┌──

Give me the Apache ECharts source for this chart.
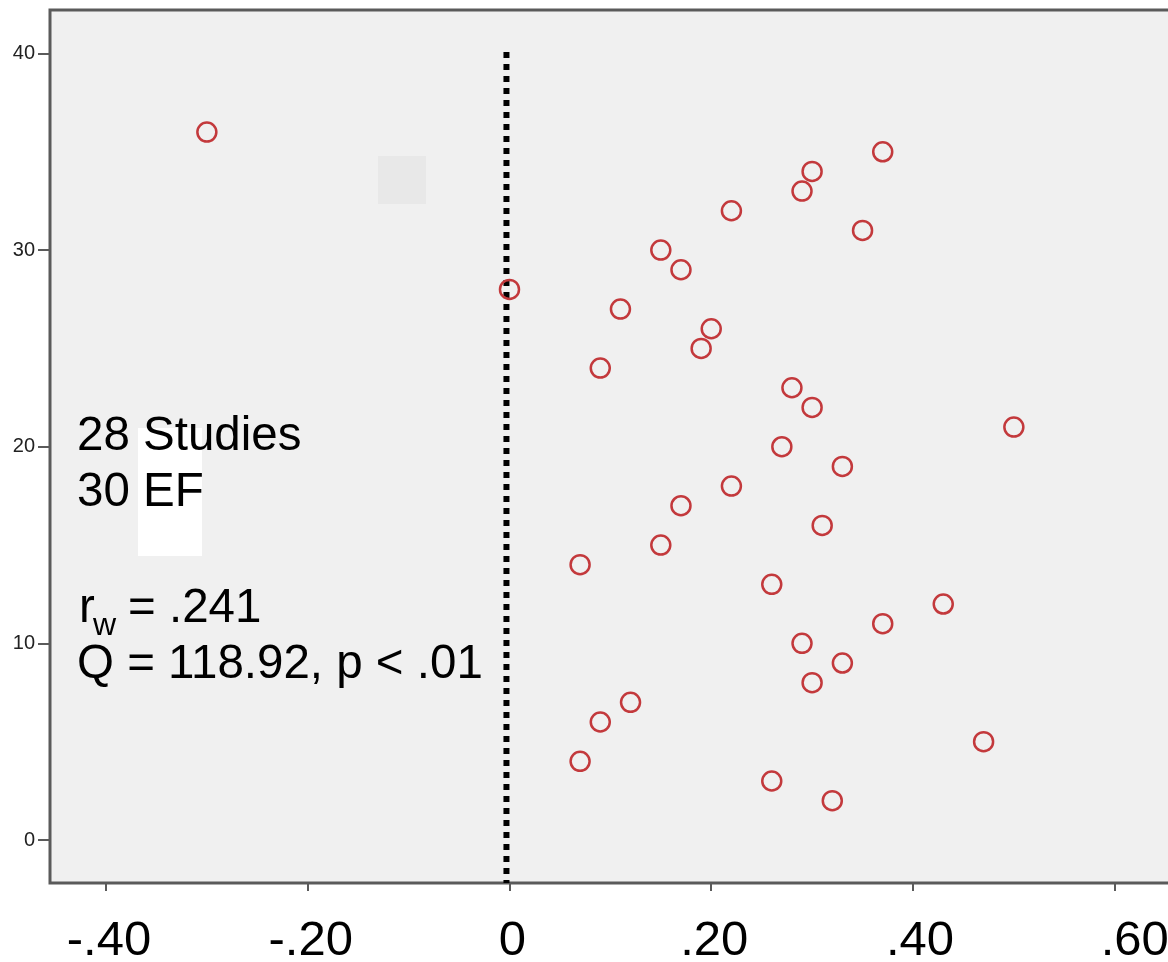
<!DOCTYPE html>
<html>
<head>
<meta charset="utf-8">
<script src="https://cdn.jsdelivr.net/npm/echarts@6/dist/echarts.min.js"></script>
<style>
html,body{margin:0;padding:0;background:#fff;}
#c{width:1168px;height:962px;}
</style>
</head>
<body>
<div id="c"></div>
<script>
// Effect sizes (r) and study index (y)
const effectR = [-0.30, 0.37, 0.30, 0.29, 0.22, 0.35, 0.15, 0.17, 0.00, 0.11, 0.20, 0.19, 0.09, 0.28, 0.30, 0.50, 0.27, 0.33, 0.22, 0.17, 0.31, 0.15, 0.07, 0.26, 0.43, 0.37, 0.29, 0.33, 0.30, 0.12, 0.09, 0.47, 0.07, 0.26, 0.32];
const studyIdx = [36, 35, 34, 33, 32, 31, 30, 29, 28, 27, 26, 25, 24, 23, 22, 21, 20, 19, 18, 17, 16, 15, 14, 13, 12, 11, 10, 9, 8, 7, 6, 5, 4, 3, 2];
const xTicks = [-0.4, -0.2, 0, 0.2, 0.4, 0.6];
const xTickLabels = ['-.40', '-.20', '0', '.20', '.40', '.60'];
const yTicks = [0, 10, 20, 30, 40];
const yTickLabels = ['0', '10', '20', '30', '40'];
const refLineX = -0.003;
const refLineY = [40.08, -2.19];
const xRange = [-0.4555, 0.6647];
const yRange = [-2.187, 42.21];

const points = effectR.map((v, i) => [v, studyIdx[i]]);
const FONT = "'Liberation Sans', Arial, sans-serif";
// small rightward nudges of the x tick labels as seen in the original
const xLabelNudge = [3, 3, 3, 3, 7, 20];
const xRich = {};
xLabelNudge.forEach((n, i) => {
  xRich['l' + i] = {fontSize: 49, fontFamily: FONT, color: '#000', padding: [0, 0, 0, 2 * n]};
});

const chart = echarts.init(document.getElementById('c'), null, {renderer: 'canvas'});
chart.setOption({
  animation: false,
  backgroundColor: '#ffffff',
  grid: {
    left: 50, top: 10, width: 1130, bottom: 79,
    outerBoundsMode: 'none', containLabel: false,
    show: true, backgroundColor: '#f0f0f0',
    borderColor: '#5a5a5a', borderWidth: 3
  },
  xAxis: {
    type: 'value', min: xRange[0], max: xRange[1],
    axisLine: {show: false, onZero: false},
    splitLine: {show: false},
    axisTick: {show: true, length: 8, customValues: xTicks, lineStyle: {color: '#5a5a5a', width: 2}},
    axisLabel: {
      customValues: xTicks, margin: 34,
      fontSize: 49, fontFamily: FONT, color: '#000',
      rich: xRich,
      formatter: function (v) {
        const i = xTicks.findIndex(t => Math.abs(t - v) < 1e-6);
        return i >= 0 ? '{l' + i + '|' + xTickLabels[i] + '}' : '';
      }
    }
  },
  yAxis: {
    type: 'value', min: yRange[0], max: yRange[1],
    axisLine: {show: false, onZero: false},
    splitLine: {show: false},
    axisTick: {show: true, length: 12, customValues: yTicks, lineStyle: {color: '#5a5a5a', width: 2}},
    axisLabel: {
      customValues: yTicks, margin: 15,
      fontSize: 20, fontFamily: FONT, color: '#222',
      formatter: function (v) {
        const i = yTicks.findIndex(t => Math.abs(t - v) < 1e-6);
        return i >= 0 ? yTickLabels[i] : '';
      }
    }
  },
  graphic: [
    {type: 'rect', z: 1, shape: {x: 378, y: 156, width: 48, height: 48}, style: {fill: '#e8e8e8'}},
    {type: 'rect', z: 1, shape: {x: 138, y: 428, width: 64, height: 128}, style: {fill: '#ffffff'}},
    {type: 'text', z: 100, x: 77, y: 437, style: {text: '28 Studies', font: "47.5px " + FONT, fill: '#000', verticalAlign: 'middle'}},
    {type: 'text', z: 100, x: 77, y: 493, style: {text: '30 EF', font: "47.5px " + FONT, fill: '#000', verticalAlign: 'middle'}},
    {type: 'text', z: 100, x: 79, y: 609, style: {text: 'r', font: "47.5px " + FONT, fill: '#000', verticalAlign: 'middle'}},
    {type: 'text', z: 100, x: 93, y: 626, style: {text: 'w', font: "32px " + FONT, fill: '#000', verticalAlign: 'middle'}},
    {type: 'text', z: 100, x: 128, y: 609, style: {text: '= .241', font: "47.5px " + FONT, fill: '#000', verticalAlign: 'middle'}},
    {type: 'text', z: 100, x: 77, y: 665, style: {text: 'Q = 118.92, p < .01', font: "47.5px " + FONT, fill: '#000', verticalAlign: 'middle'}}
  ],
  series: [
    {
      type: 'line',
      data: [[refLineX, refLineY[0]], [refLineX, refLineY[1]]],
      symbol: 'none',
      lineStyle: {color: '#000', width: 6, type: [6, 6], cap: 'butt'},
      z: 3, silent: true
    },
    {
      type: 'scatter',
      data: points,
      symbol: 'circle',
      symbolSize: 19,
      itemStyle: {color: 'rgba(0,0,0,0)', borderColor: '#c3393c', borderWidth: 2.5, opacity: 1},
      z: 4
    }
  ]
});
</script>
</body>
</html>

└──

Every line above should be returned word for word, with the pictures left behind.

Final result -
Give me the Apache ECharts source for this chart.
<!DOCTYPE html>
<html>
<head>
<meta charset="utf-8">
<script src="https://cdn.jsdelivr.net/npm/echarts@6/dist/echarts.min.js"></script>
<style>
html,body{margin:0;padding:0;background:#fff;}
#c{width:1168px;height:962px;}
</style>
</head>
<body>
<div id="c"></div>
<script>
// Effect sizes (r) and study index (y)
const effectR = [-0.30, 0.37, 0.30, 0.29, 0.22, 0.35, 0.15, 0.17, 0.00, 0.11, 0.20, 0.19, 0.09, 0.28, 0.30, 0.50, 0.27, 0.33, 0.22, 0.17, 0.31, 0.15, 0.07, 0.26, 0.43, 0.37, 0.29, 0.33, 0.30, 0.12, 0.09, 0.47, 0.07, 0.26, 0.32];
const studyIdx = [36, 35, 34, 33, 32, 31, 30, 29, 28, 27, 26, 25, 24, 23, 22, 21, 20, 19, 18, 17, 16, 15, 14, 13, 12, 11, 10, 9, 8, 7, 6, 5, 4, 3, 2];
const xTicks = [-0.4, -0.2, 0, 0.2, 0.4, 0.6];
const xTickLabels = ['-.40', '-.20', '0', '.20', '.40', '.60'];
const yTicks = [0, 10, 20, 30, 40];
const yTickLabels = ['0', '10', '20', '30', '40'];
const refLineX = -0.003;
const refLineY = [40.08, -2.19];
const xRange = [-0.4555, 0.6647];
const yRange = [-2.187, 42.21];

const points = effectR.map((v, i) => [v, studyIdx[i]]);
const FONT = "'Liberation Sans', Arial, sans-serif";
// small rightward nudges of the x tick labels as seen in the original
const xLabelNudge = [3, 3, 3, 3, 7, 20];
const xRich = {};
xLabelNudge.forEach((n, i) => {
  xRich['l' + i] = {fontSize: 49, fontFamily: FONT, color: '#000', padding: [0, 0, 0, 2 * n]};
});

const chart = echarts.init(document.getElementById('c'), null, {renderer: 'canvas'});
chart.setOption({
  animation: false,
  backgroundColor: '#ffffff',
  grid: {
    left: 50, top: 10, width: 1130, bottom: 79,
    outerBoundsMode: 'none', containLabel: false,
    show: true, backgroundColor: '#f0f0f0',
    borderColor: '#5a5a5a', borderWidth: 3
  },
  xAxis: {
    type: 'value', min: xRange[0], max: xRange[1],
    axisLine: {show: false, onZero: false},
    splitLine: {show: false},
    axisTick: {show: true, length: 8, customValues: xTicks, lineStyle: {color: '#5a5a5a', width: 2}},
    axisLabel: {
      customValues: xTicks, margin: 34,
      fontSize: 49, fontFamily: FONT, color: '#000',
      rich: xRich,
      formatter: function (v) {
        const i = xTicks.findIndex(t => Math.abs(t - v) < 1e-6);
        return i >= 0 ? '{l' + i + '|' + xTickLabels[i] + '}' : '';
      }
    }
  },
  yAxis: {
    type: 'value', min: yRange[0], max: yRange[1],
    axisLine: {show: false, onZero: false},
    splitLine: {show: false},
    axisTick: {show: true, length: 12, customValues: yTicks, lineStyle: {color: '#5a5a5a', width: 2}},
    axisLabel: {
      customValues: yTicks, margin: 15,
      fontSize: 20, fontFamily: FONT, color: '#222',
      formatter: function (v) {
        const i = yTicks.findIndex(t => Math.abs(t - v) < 1e-6);
        return i >= 0 ? yTickLabels[i] : '';
      }
    }
  },
  graphic: [
    {type: 'rect', z: 1, shape: {x: 378, y: 156, width: 48, height: 48}, style: {fill: '#e8e8e8'}},
    {type: 'rect', z: 1, shape: {x: 138, y: 428, width: 64, height: 128}, style: {fill: '#ffffff'}},
    {type: 'text', z: 100, x: 77, y: 437, style: {text: '28 Studies', font: "47.5px " + FONT, fill: '#000', verticalAlign: 'middle'}},
    {type: 'text', z: 100, x: 77, y: 493, style: {text: '30 EF', font: "47.5px " + FONT, fill: '#000', verticalAlign: 'middle'}},
    {type: 'text', z: 100, x: 79, y: 609, style: {text: 'r', font: "47.5px " + FONT, fill: '#000', verticalAlign: 'middle'}},
    {type: 'text', z: 100, x: 93, y: 626, style: {text: 'w', font: "32px " + FONT, fill: '#000', verticalAlign: 'middle'}},
    {type: 'text', z: 100, x: 128, y: 609, style: {text: '= .241', font: "47.5px " + FONT, fill: '#000', verticalAlign: 'middle'}},
    {type: 'text', z: 100, x: 77, y: 665, style: {text: 'Q = 118.92, p < .01', font: "47.5px " + FONT, fill: '#000', verticalAlign: 'middle'}}
  ],
  series: [
    {
      type: 'line',
      data: [[refLineX, refLineY[0]], [refLineX, refLineY[1]]],
      symbol: 'none',
      lineStyle: {color: '#000', width: 6, type: [6, 6], cap: 'butt'},
      z: 3, silent: true
    },
    {
      type: 'scatter',
      data: points,
      symbol: 'circle',
      symbolSize: 19,
      itemStyle: {color: 'rgba(0,0,0,0)', borderColor: '#c3393c', borderWidth: 2.5, opacity: 1},
      z: 4
    }
  ]
});
</script>
</body>
</html>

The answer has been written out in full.